# Time dilation on an object circling earth

How would a receiver on Earth hear a radio transmission from an object circling earth at 99% of the speed of light for 24 hours. The transmission from the object circulating would be non-stop.

Because time dilation would occur, would the transmission be slowed to the receiver? The object would travel so near earth that the signal would not have any delay reaching earth.

• There's no way any object with non-zero rest-mass would be orbiting the Earth at that velocity, it would shoot it straight off since it would have orbital energy way past one that could be sustained in orbit due to gravitational attraction of the planet. But if it was (strictly from mathematical point of view), then its wavelength would oscillate as a sine wave from close to Planck length to near infinity with an average at the frequency of transmission. Jan 25 '14 at 19:46

## 1 Answer

At 99% the speed of light the behaviour would be almost completely determined by special relativity. The scenario is well-investigated for synchrotrons. In principle a synchrotron or a storage ring, e.g. around the equator of Earth, could be built.

At 99% the speed of light the frequency $f_s$ of the circling object should occur red-shifted by a factor of a little more than 7 to an observer in the center of the circle due to the transverse relativistic Doppler effect: $$f_o = f_s/\gamma=f_s\cdot\sqrt{1-v^2/c^2}=f_s\cdot\sqrt{1-0.99^2}=f_s\cdot\sqrt{0.0199}=0.141067 f_s.$$ For an observer immediately near the ring, the frequency $f_o$ is the same as for the observer at the center for the signal emitted, when the particle was diametral on the other side of the ring. When approaching the observer along the lign of sight, the signal of the particle is blue-shifted to $$f_o=f_s\cdot\sqrt{(1+v/c)/(1-v/c)}=f_s\cdot\sqrt{1.99/0.01}=f_s\cdot\sqrt{199}=14.1067\cdot f_s.$$ When leaving the observer along the lign of sight, the signal of the particle is red-shifted to $$f_o=f_s\cdot\sqrt{(1+v/c)/(1-v/c)}=f_s\cdot\sqrt{0.01/1.99}=0.070888\cdot f_s.$$

By this we now have calculated the observed frequencies for three positions of the circling particle/radio to give some idea about the oscillation of the observed frequency.

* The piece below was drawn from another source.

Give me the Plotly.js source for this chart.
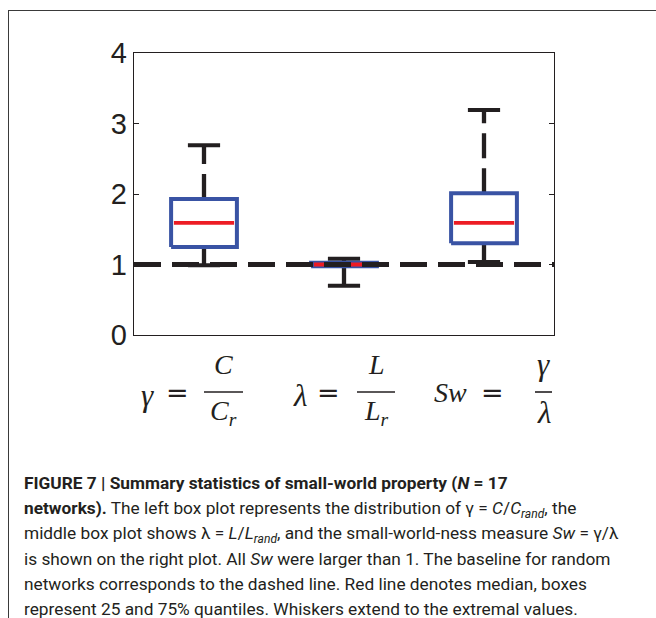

More details about the relativistic transverse Doppler shift, see e.g. Ives-Stilwell experiment. Close to the experiment with the observer in the center of the circling particles are Mössbauer rotor experiments. In this cases ions or atomic nuclei emitting or absorbing at known wavelengths are used as "radios".

This paper describes a slower version of the transverse Doppler shift, as observed by using the GPS satellites moving with just 4 km/s. In this slow case the gravitational frequency shift, as predicted by general relativity to be induced by the gravitational field of Earth, plays a relevant role, relative to the (in this case) small transverse Doppler shift. Here the GPS satellites are the moving radios.